Task details: Reproduce the listing below word for word, with no pictures.

-- start --

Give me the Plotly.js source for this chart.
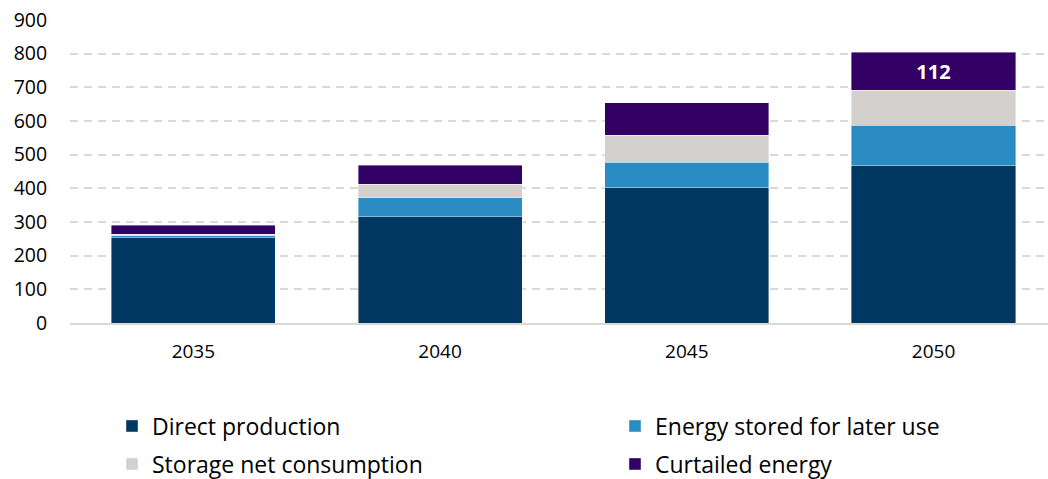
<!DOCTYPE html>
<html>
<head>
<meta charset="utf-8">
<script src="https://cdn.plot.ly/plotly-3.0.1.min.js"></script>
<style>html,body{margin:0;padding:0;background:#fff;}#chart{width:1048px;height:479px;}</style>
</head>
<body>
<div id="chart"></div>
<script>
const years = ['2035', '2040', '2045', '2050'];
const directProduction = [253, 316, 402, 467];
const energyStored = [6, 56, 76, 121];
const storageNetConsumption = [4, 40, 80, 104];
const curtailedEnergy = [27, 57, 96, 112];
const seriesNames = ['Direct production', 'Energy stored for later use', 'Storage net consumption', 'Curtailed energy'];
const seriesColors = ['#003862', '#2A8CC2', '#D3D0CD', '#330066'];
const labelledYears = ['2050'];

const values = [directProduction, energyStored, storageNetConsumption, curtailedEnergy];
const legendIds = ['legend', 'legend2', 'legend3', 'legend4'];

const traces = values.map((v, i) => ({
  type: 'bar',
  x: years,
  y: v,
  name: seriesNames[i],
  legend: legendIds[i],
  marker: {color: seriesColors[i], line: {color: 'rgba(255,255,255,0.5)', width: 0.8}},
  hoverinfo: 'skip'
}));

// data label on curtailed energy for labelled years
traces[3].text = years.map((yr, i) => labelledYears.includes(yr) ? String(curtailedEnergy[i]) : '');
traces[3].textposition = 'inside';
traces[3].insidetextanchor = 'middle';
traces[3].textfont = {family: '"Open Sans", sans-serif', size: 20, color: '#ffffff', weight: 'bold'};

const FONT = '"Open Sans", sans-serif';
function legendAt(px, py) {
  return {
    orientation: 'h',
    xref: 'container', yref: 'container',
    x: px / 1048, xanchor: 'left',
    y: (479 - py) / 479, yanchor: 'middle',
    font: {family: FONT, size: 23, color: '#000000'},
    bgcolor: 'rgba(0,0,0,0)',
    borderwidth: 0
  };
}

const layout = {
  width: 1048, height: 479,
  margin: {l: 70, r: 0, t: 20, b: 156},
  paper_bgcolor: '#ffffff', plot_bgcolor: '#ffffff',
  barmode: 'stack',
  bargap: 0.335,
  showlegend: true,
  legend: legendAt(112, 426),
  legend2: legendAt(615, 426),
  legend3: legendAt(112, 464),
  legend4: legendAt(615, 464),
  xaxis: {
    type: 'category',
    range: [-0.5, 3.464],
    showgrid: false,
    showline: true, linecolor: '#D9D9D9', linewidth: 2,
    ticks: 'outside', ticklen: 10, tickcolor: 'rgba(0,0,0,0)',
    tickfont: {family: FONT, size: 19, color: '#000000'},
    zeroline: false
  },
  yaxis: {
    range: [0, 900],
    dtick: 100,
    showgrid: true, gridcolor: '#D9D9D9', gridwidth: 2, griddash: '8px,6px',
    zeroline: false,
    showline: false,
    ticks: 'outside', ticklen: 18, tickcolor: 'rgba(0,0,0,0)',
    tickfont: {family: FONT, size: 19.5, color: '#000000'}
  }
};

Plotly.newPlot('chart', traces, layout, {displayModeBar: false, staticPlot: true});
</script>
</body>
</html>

-- end --

Exercise result:
Give me the Plotly.js source for this chart.
<!DOCTYPE html>
<html>
<head>
<meta charset="utf-8">
<script src="https://cdn.plot.ly/plotly-3.0.1.min.js"></script>
<style>html,body{margin:0;padding:0;background:#fff;}#chart{width:1048px;height:479px;}</style>
</head>
<body>
<div id="chart"></div>
<script>
const years = ['2035', '2040', '2045', '2050'];
const directProduction = [253, 316, 402, 467];
const energyStored = [6, 56, 76, 121];
const storageNetConsumption = [4, 40, 80, 104];
const curtailedEnergy = [27, 57, 96, 112];
const seriesNames = ['Direct production', 'Energy stored for later use', 'Storage net consumption', 'Curtailed energy'];
const seriesColors = ['#003862', '#2A8CC2', '#D3D0CD', '#330066'];
const labelledYears = ['2050'];

const values = [directProduction, energyStored, storageNetConsumption, curtailedEnergy];
const legendIds = ['legend', 'legend2', 'legend3', 'legend4'];

const traces = values.map((v, i) => ({
  type: 'bar',
  x: years,
  y: v,
  name: seriesNames[i],
  legend: legendIds[i],
  marker: {color: seriesColors[i], line: {color: 'rgba(255,255,255,0.5)', width: 0.8}},
  hoverinfo: 'skip'
}));

// data label on curtailed energy for labelled years
traces[3].text = years.map((yr, i) => labelledYears.includes(yr) ? String(curtailedEnergy[i]) : '');
traces[3].textposition = 'inside';
traces[3].insidetextanchor = 'middle';
traces[3].textfont = {family: '"Open Sans", sans-serif', size: 20, color: '#ffffff', weight: 'bold'};

const FONT = '"Open Sans", sans-serif';
function legendAt(px, py) {
  return {
    orientation: 'h',
    xref: 'container', yref: 'container',
    x: px / 1048, xanchor: 'left',
    y: (479 - py) / 479, yanchor: 'middle',
    font: {family: FONT, size: 23, color: '#000000'},
    bgcolor: 'rgba(0,0,0,0)',
    borderwidth: 0
  };
}

const layout = {
  width: 1048, height: 479,
  margin: {l: 70, r: 0, t: 20, b: 156},
  paper_bgcolor: '#ffffff', plot_bgcolor: '#ffffff',
  barmode: 'stack',
  bargap: 0.335,
  showlegend: true,
  legend: legendAt(112, 426),
  legend2: legendAt(615, 426),
  legend3: legendAt(112, 464),
  legend4: legendAt(615, 464),
  xaxis: {
    type: 'category',
    range: [-0.5, 3.464],
    showgrid: false,
    showline: true, linecolor: '#D9D9D9', linewidth: 2,
    ticks: 'outside', ticklen: 10, tickcolor: 'rgba(0,0,0,0)',
    tickfont: {family: FONT, size: 19, color: '#000000'},
    zeroline: false
  },
  yaxis: {
    range: [0, 900],
    dtick: 100,
    showgrid: true, gridcolor: '#D9D9D9', gridwidth: 2, griddash: '8px,6px',
    zeroline: false,
    showline: false,
    ticks: 'outside', ticklen: 18, tickcolor: 'rgba(0,0,0,0)',
    tickfont: {family: FONT, size: 19.5, color: '#000000'}
  }
};

Plotly.newPlot('chart', traces, layout, {displayModeBar: false, staticPlot: true});
</script>
</body>
</html>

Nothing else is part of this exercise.